With `k=5`, you should get an accuracy of `60.399%`.


In [18]:
%%time 
# ^- Show the time

# Enter your code below
y_pred = []
k = 5
for x in x_test:
    neigh = get_k_nearest_neighbours_slow(x, x_train, k)
    class_ = get_class(neigh, y_train)
    y_pred.append(class_)

accuracy = compute_accuracy(y_test, y_pred)
print('Accuracy: {:.3f}%'.format(accuracy))

Accuracy: 60.399%
CPU times: user 7min 41s, sys: 4.89 s, total: 7min 46s
Wall time: 7min 49s


## k-NN for multinomial cases

First, we need to change the data to add a multinomial output.

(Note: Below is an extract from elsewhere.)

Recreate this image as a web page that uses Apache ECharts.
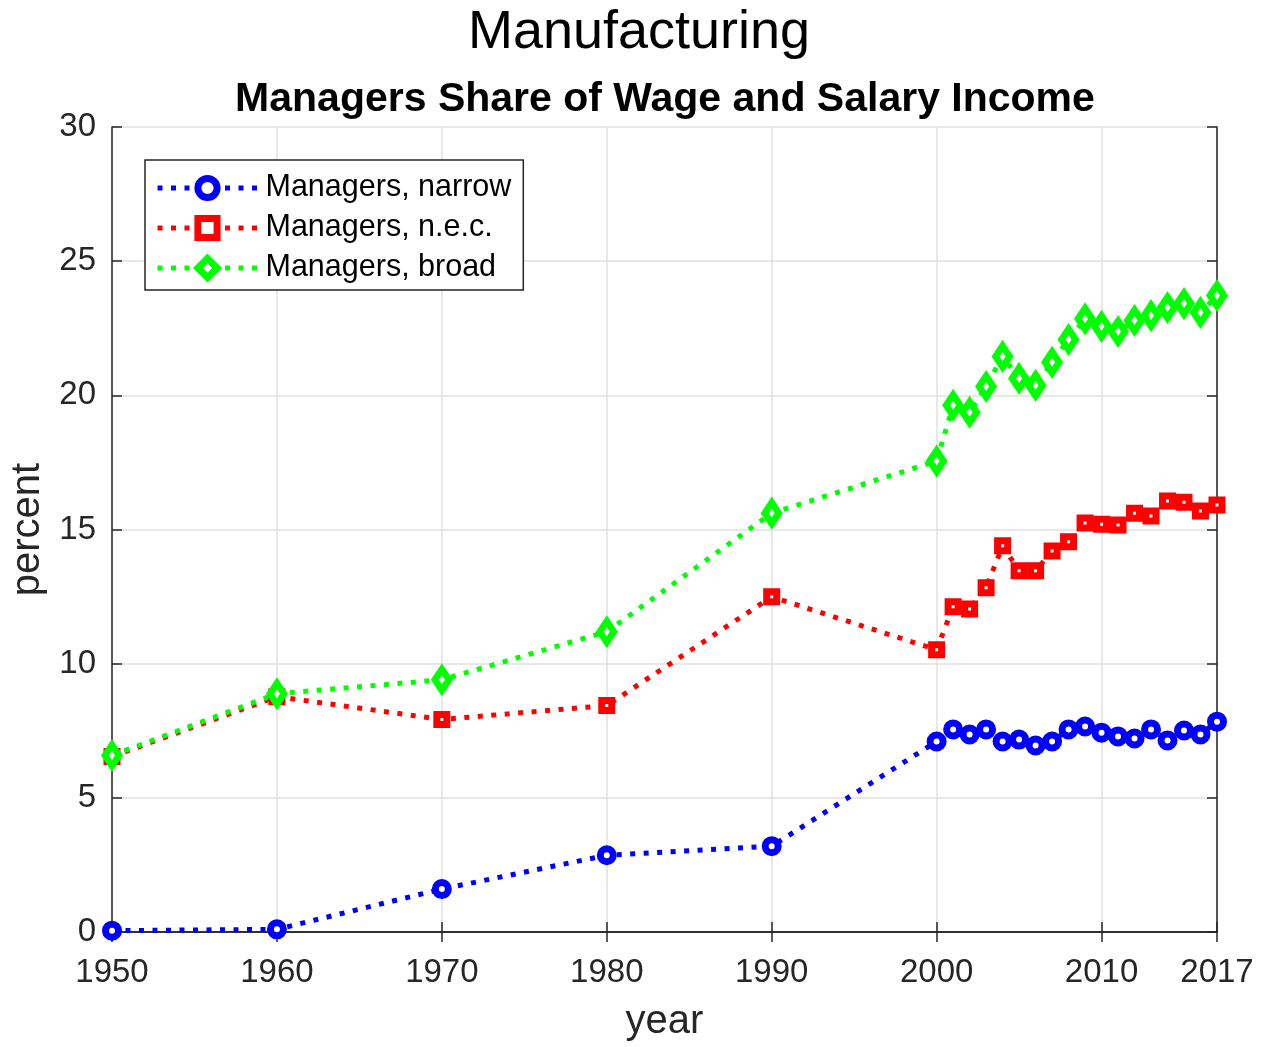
<!DOCTYPE html>
<html>
<head>
<meta charset="utf-8">
<script src="https://cdn.jsdelivr.net/npm/echarts@6/dist/echarts.min.js"></script>
<style>
  html, body { margin: 0; padding: 0; background: #fff; }
  #main { width: 1268px; height: 1047px; }
</style>
</head>
<body>
<div id="main"></div>
<script>
// years on the x axis
var years = [1950, 1960, 1970, 1980, 1990, 2000, 2001, 2002, 2003, 2004, 2005, 2006,
  2007, 2008, 2009, 2010, 2011, 2012, 2013, 2014, 2015, 2016, 2017];
// managers share, percent
var narrow = [0.05, 0.1, 1.6, 2.86, 3.2, 7.10, 7.55, 7.36, 7.55, 7.10, 7.17, 6.95,
  7.10, 7.55, 7.66, 7.43, 7.29, 7.21, 7.55, 7.14, 7.51, 7.36, 7.84];
var nec = [6.54, 8.77, 7.92, 8.44, 12.49, 10.52, 12.12, 12.04, 12.83, 14.39, 13.46, 13.46,
  14.2, 14.54, 15.24, 15.2, 15.17, 15.61, 15.5, 16.06, 16.02, 15.69, 15.91];
var broad = [6.58, 8.88, 9.4, 11.19, 15.61, 17.55, 19.63, 19.37, 20.33, 21.45, 20.63, 20.37,
  21.23, 22.08, 22.85, 22.57, 22.38, 22.79, 22.97, 23.27, 23.42, 23.09, 23.72];
var seriesNames = ['Managers, narrow', 'Managers, n.e.c.', 'Managers, broad'];

function pairs(vals) {
  return years.map(function (y, i) { return [y, vals[i]]; });
}

var axisColor = '#262626';
var font = 'Liberation Sans, Arial, sans-serif';
var dots = [5, 8.5];

var chart = echarts.init(document.getElementById('main'));

function mkSeries(name, vals, color, symbol, size, bw) {
  return {
    name: name,
    type: 'line',
    data: pairs(vals),
    symbol: symbol,
    symbolSize: size,
    showAllSymbol: true,
    lineStyle: { color: color, width: 5, type: dots },
    itemStyle: { color: '#fff', borderColor: color, borderWidth: bw },
    emphasis: { disabled: true }
  };
}

chart.setOption({
  animation: false,
  title: [{
    text: 'Manufacturing',
    left: 634,
    top: 1,
    textAlign: 'center',
    textStyle: { fontFamily: font, fontSize: 54, fontWeight: 'normal', color: '#000' }
  }, {
    text: 'Managers Share of Wage and Salary Income',
    left: 660,
    top: 74,
    textAlign: 'center',
    textStyle: { fontFamily: font, fontSize: 41, fontWeight: 'bold', color: '#000' }
  }],
  legend: {
    orient: 'vertical',
    left: 145,
    top: 160,
    data: seriesNames,
    itemWidth: 100,
    itemHeight: 24,
    itemGap: 0,
    padding: [8, 12, 2, 10],
    borderColor: '#262626',
    borderWidth: 1.5,
    backgroundColor: '#fff',
    lineStyle: { width: 5, type: dots },
    itemStyle: { borderWidth: 7 },
    textStyle: { fontFamily: font, fontSize: 30.5, color: '#000', lineHeight: 40, padding: [0, 0, 0, 3] }
  },
  grid: { left: 111, right: 51, top: 127, bottom: 112, containLabel: false },
  xAxis: [{
    type: 'value',
    min: 1950,
    max: 2017,
    interval: 10,
    name: 'year',
    nameLocation: 'middle',
    nameGap: 70,
    nameTextStyle: { fontFamily: font, fontSize: 40, color: axisColor },
    axisLine: { lineStyle: { color: axisColor, width: 1.5 } },
    axisTick: { inside: true, length: 10, lineStyle: { color: axisColor, width: 1.5 } },
    axisLabel: {
      fontFamily: font, fontSize: 33, color: axisColor, margin: 24,
      showMaxLabel: true, showMinLabel: true,
      formatter: function (v) { return String(v); }
    },
    splitLine: { show: true, lineStyle: { color: '#e0e0e0', width: 1.5 } }
  }, {
    type: 'value',
    position: 'top',
    min: 1950,
    max: 2017,
    interval: 10,
    axisLine: { lineStyle: { color: axisColor, width: 1.5 } },
    axisTick: { inside: true, length: 10, lineStyle: { color: axisColor, width: 1.5 } },
    axisLabel: { show: false },
    splitLine: { show: false }
  }],
  yAxis: [{
    type: 'value',
    min: 0,
    max: 30,
    interval: 5,
    name: 'percent',
    nameLocation: 'middle',
    nameGap: 64,
    nameTextStyle: { fontFamily: font, fontSize: 40, color: axisColor },
    axisLine: { show: true, lineStyle: { color: axisColor, width: 1.5 } },
    axisTick: { show: true, inside: true, length: 10, lineStyle: { color: axisColor, width: 1.5 } },
    axisLabel: { fontFamily: font, fontSize: 33, color: axisColor, margin: 16 },
    splitLine: { show: true, lineStyle: { color: '#e0e0e0', width: 1.5 } }
  }, {
    type: 'value',
    position: 'right',
    min: 0,
    max: 30,
    interval: 5,
    axisLine: { show: true, lineStyle: { color: axisColor, width: 1.5 } },
    axisTick: { show: true, inside: true, length: 10, lineStyle: { color: axisColor, width: 1.5 } },
    axisLabel: { show: false },
    splitLine: { show: false }
  }],
  series: [
    mkSeries(seriesNames[0], narrow, '#0000ff', 'circle', 13, 7),
    mkSeries(seriesNames[1], nec, '#ff0000', 'rect', 10, 7),
    mkSeries(seriesNames[2], broad, '#00ff00', 'diamond', [14, 21], 7)
  ]
});
</script>
</body>
</html>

Indeed, we would like to see if we can classify between all four transport modes.

In [19]:
# Dictionnary used to transform the string in 
# the travel_mode to an integer
str_to_val = {
    'walk': 0,
    'cycle': 1,
    'pt': 2,
    'drive': 3
}

# Output
y = df['travel_mode'].replace(str_to_val).values

In [20]:
y_train_mult = y[msk]
y_test_mult = y[~msk]

### Modification of the code

Modify any functions that you implemented earlier to take into account the multinomial outputs.

In [23]:
# Need to make get_class work for the mutinomial case
def get_class(neighbours, y_true):
    values, counts = np.unique(y_true[neighbours],return_counts=True)
    i_max=np.argmax(counts)
    return values[i_max]

###### **Verify your answer here:**

With `k=5`, you should now get an accuracy of `53.756%`.

In [22]:
%%time
# ^- Show the time

# Enter your code below
y_pred = []
k = 5
for x in x_test:
    neigh = get_k_nearest_neighbours_fast(x, x_train, k)
    class_ = get_class(neigh, y_train_mult)
    y_pred.append(class_)

accuracy = compute_accuracy(y_test_mult, y_pred)
print('Accuracy: {:.3f}%'.format(accuracy))

Accuracy: 53.756%
CPU times: user 2.48 s, sys: 15.6 ms, total: 2.5 s
Wall time: 2.46 s


As we can see, the fast implementation took only 2.5 seconds while the slow implementation took nearly 8 minutes. This is due to the `for` loops (list compre in the slow implementation. Indeed, Python's `for` loops are especially slow and numpy is well optimized. (Foor for thought: https://dev.to/duomly/loops-in-python-comparison-and-performance-4f2m) So, we advise you to always use a library if you can.